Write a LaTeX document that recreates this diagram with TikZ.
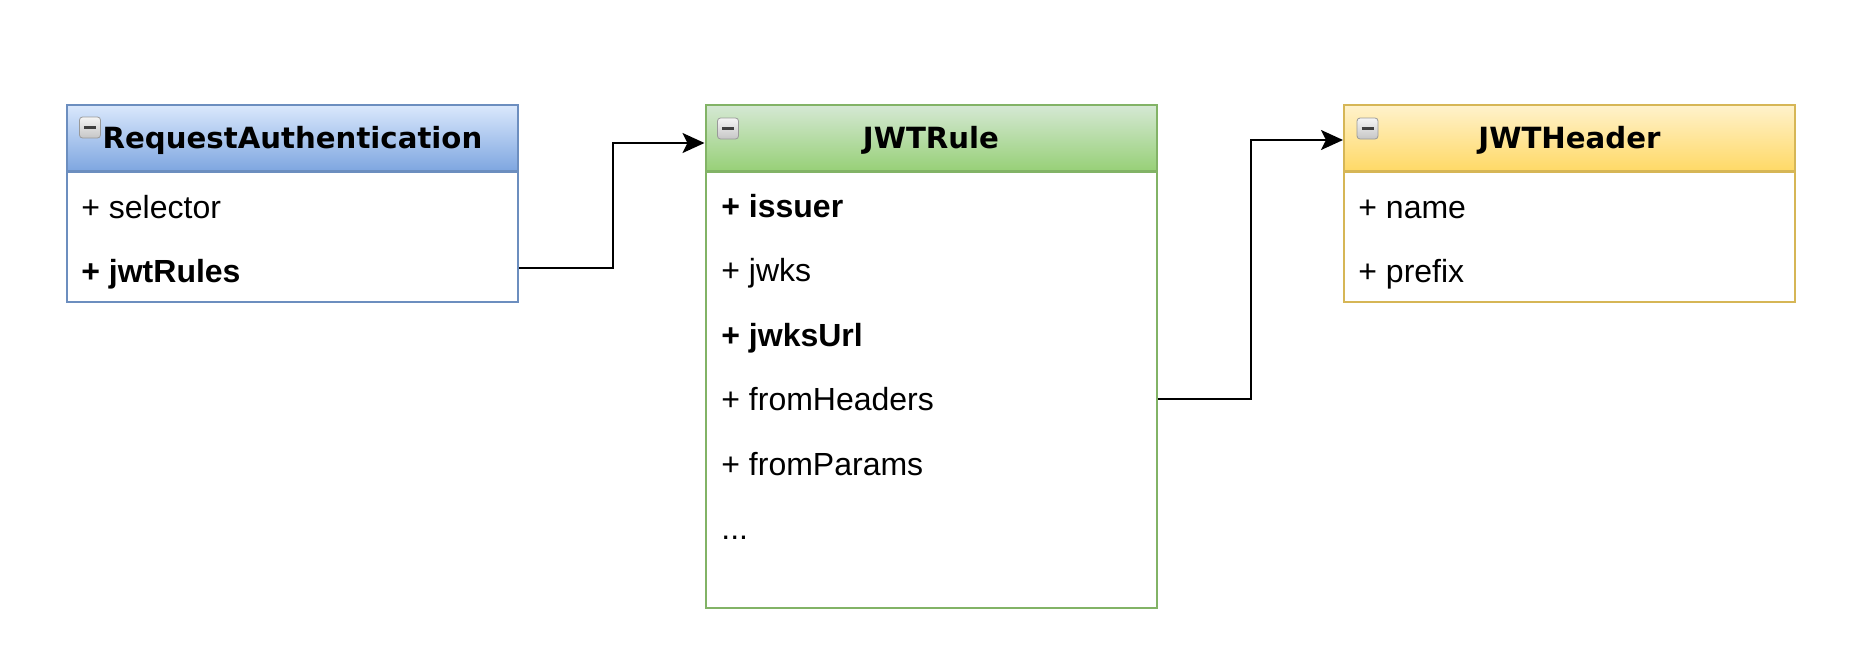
\documentclass[tikz,border=0pt]{standalone}
\usepackage{fontspec}
\setmainfont{Liberation Sans}
\newfontfamily\headfont{DejaVu Sans}
\usepackage{tikz}
\usetikzlibrary{arrows.meta}

\definecolor{raTop}{HTML}{DAE8FC}
\definecolor{raBot}{HTML}{7EA6E0}
\definecolor{raLine}{HTML}{6C8EBF}
\definecolor{ruleTop}{HTML}{D5E8D4}
\definecolor{ruleBot}{HTML}{97D077}
\definecolor{ruleLine}{HTML}{82B366}
\definecolor{hdTop}{HTML}{FFF2CC}
\definecolor{hdBot}{HTML}{FFD966}
\definecolor{hdLine}{HTML}{D6B656}

\tikzset{
	headbox/.style={rectangle, line width=1pt, minimum width=225.5pt, minimum height=33pt, inner sep=0pt, text height=10.6pt, text depth=0pt, font=\headfont\bfseries\fontsize{14.6}{17}\selectfont},
	bodybox/.style={rectangle, line width=1pt, fill=white, minimum width=225.5pt, inner sep=0pt, anchor=north},
	attr/.style={anchor=base west, inner sep=0pt, font=\fontsize{16}{19}\selectfont},
	minusbox/.style={rectangle, rounded corners=1.5pt, draw=gray!80, top color=gray!8, bottom color=gray!45, minimum size=10.5pt, inner sep=0pt,
		path picture={\draw[line width=1.3pt, black!75] ([xshift=-3pt]path picture bounding box.center) -- ([xshift=3pt]path picture bounding box.center);}},
	link/.style={line width=1pt, ->, >={Stealth[length=11pt, width=10pt, inset=2.5pt]}}
}

\begin{document}
\begin{tikzpicture}[x=0.5pt, y=-0.5pt]
	\useasboundingbox (0,0) rectangle (1863,648);

	\node[bodybox, draw=raLine, minimum height=65pt] (ra) at (292.5,171) {};
	\node[headbox, draw=raLine, top color=raTop, bottom color=raBot] (ra-head) at (292.5,138) {RequestAuthentication};
	\node[minusbox] (ra-min) at (90,127.5) {};
	\node[attr] (ra-sel) at (81,218) {+ selector};
	\node[attr] (ra-jwt) at (81,282) {\bfseries + jwtRules};

	\node[bodybox, draw=ruleLine, minimum height=218pt] (rule) at (931,171) {};
	\node[headbox, draw=ruleLine, top color=ruleTop, bottom color=ruleBot] (rule-head) at (931,138) {JWTRule};
	\node[minusbox] (rule-min) at (728,128.5) {};
	\node[attr] (rule-iss) at (721,217) {\bfseries + issuer};
	\node[attr] (rule-jwks) at (721,281.5) {+ jwks};
	\node[attr] (rule-url) at (721,346) {\bfseries + jwksUrl};
	\node[attr] (rule-fh) at (721,410.5) {+ fromHeaders};
	\node[attr] (rule-fp) at (721,475) {+ fromParams};
	\node[attr] (rule-more) at (721,539.5) {...};

	\node[bodybox, draw=hdLine, minimum height=65pt] (hd) at (1569.5,171) {};
	\node[headbox, draw=hdLine, top color=hdTop, bottom color=hdBot] (hd-head) at (1569.5,138) {JWTHeader};
	\node[minusbox] (hd-min) at (1367.5,128.5) {};
	\node[attr] (hd-name) at (1358,218) {+ name};
	\node[attr] (hd-pre) at (1358,282) {+ prefix};

	\draw[link] ([yshift=7pt]ra-jwt.base -| ra.east) -- ++(94,0) |- ([yshift=-2.5pt]rule-head.west);
	\draw[link] ([yshift=6pt]rule-fh.base -| rule.east) -- ++(93,0) |- ([yshift=-1pt]hd-head.west);
\end{tikzpicture}
\end{document}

+++++

§ Written exercise
Using the data above, write out every line exactly, leaving the images behind.

§ Response to this task
Write a LaTeX document that recreates this diagram with TikZ.
\documentclass[tikz,border=0pt]{standalone}
\usepackage{fontspec}
\setmainfont{Liberation Sans}
\newfontfamily\headfont{DejaVu Sans}
\usepackage{tikz}
\usetikzlibrary{arrows.meta}

\definecolor{raTop}{HTML}{DAE8FC}
\definecolor{raBot}{HTML}{7EA6E0}
\definecolor{raLine}{HTML}{6C8EBF}
\definecolor{ruleTop}{HTML}{D5E8D4}
\definecolor{ruleBot}{HTML}{97D077}
\definecolor{ruleLine}{HTML}{82B366}
\definecolor{hdTop}{HTML}{FFF2CC}
\definecolor{hdBot}{HTML}{FFD966}
\definecolor{hdLine}{HTML}{D6B656}

\tikzset{
	headbox/.style={rectangle, line width=1pt, minimum width=225.5pt, minimum height=33pt, inner sep=0pt, text height=10.6pt, text depth=0pt, font=\headfont\bfseries\fontsize{14.6}{17}\selectfont},
	bodybox/.style={rectangle, line width=1pt, fill=white, minimum width=225.5pt, inner sep=0pt, anchor=north},
	attr/.style={anchor=base west, inner sep=0pt, font=\fontsize{16}{19}\selectfont},
	minusbox/.style={rectangle, rounded corners=1.5pt, draw=gray!80, top color=gray!8, bottom color=gray!45, minimum size=10.5pt, inner sep=0pt,
		path picture={\draw[line width=1.3pt, black!75] ([xshift=-3pt]path picture bounding box.center) -- ([xshift=3pt]path picture bounding box.center);}},
	link/.style={line width=1pt, ->, >={Stealth[length=11pt, width=10pt, inset=2.5pt]}}
}

\begin{document}
\begin{tikzpicture}[x=0.5pt, y=-0.5pt]
	\useasboundingbox (0,0) rectangle (1863,648);

	\node[bodybox, draw=raLine, minimum height=65pt] (ra) at (292.5,171) {};
	\node[headbox, draw=raLine, top color=raTop, bottom color=raBot] (ra-head) at (292.5,138) {RequestAuthentication};
	\node[minusbox] (ra-min) at (90,127.5) {};
	\node[attr] (ra-sel) at (81,218) {+ selector};
	\node[attr] (ra-jwt) at (81,282) {\bfseries + jwtRules};

	\node[bodybox, draw=ruleLine, minimum height=218pt] (rule) at (931,171) {};
	\node[headbox, draw=ruleLine, top color=ruleTop, bottom color=ruleBot] (rule-head) at (931,138) {JWTRule};
	\node[minusbox] (rule-min) at (728,128.5) {};
	\node[attr] (rule-iss) at (721,217) {\bfseries + issuer};
	\node[attr] (rule-jwks) at (721,281.5) {+ jwks};
	\node[attr] (rule-url) at (721,346) {\bfseries + jwksUrl};
	\node[attr] (rule-fh) at (721,410.5) {+ fromHeaders};
	\node[attr] (rule-fp) at (721,475) {+ fromParams};
	\node[attr] (rule-more) at (721,539.5) {...};

	\node[bodybox, draw=hdLine, minimum height=65pt] (hd) at (1569.5,171) {};
	\node[headbox, draw=hdLine, top color=hdTop, bottom color=hdBot] (hd-head) at (1569.5,138) {JWTHeader};
	\node[minusbox] (hd-min) at (1367.5,128.5) {};
	\node[attr] (hd-name) at (1358,218) {+ name};
	\node[attr] (hd-pre) at (1358,282) {+ prefix};

	\draw[link] ([yshift=7pt]ra-jwt.base -| ra.east) -- ++(94,0) |- ([yshift=-2.5pt]rule-head.west);
	\draw[link] ([yshift=6pt]rule-fh.base -| rule.east) -- ++(93,0) |- ([yshift=-1pt]hd-head.west);
\end{tikzpicture}
\end{document}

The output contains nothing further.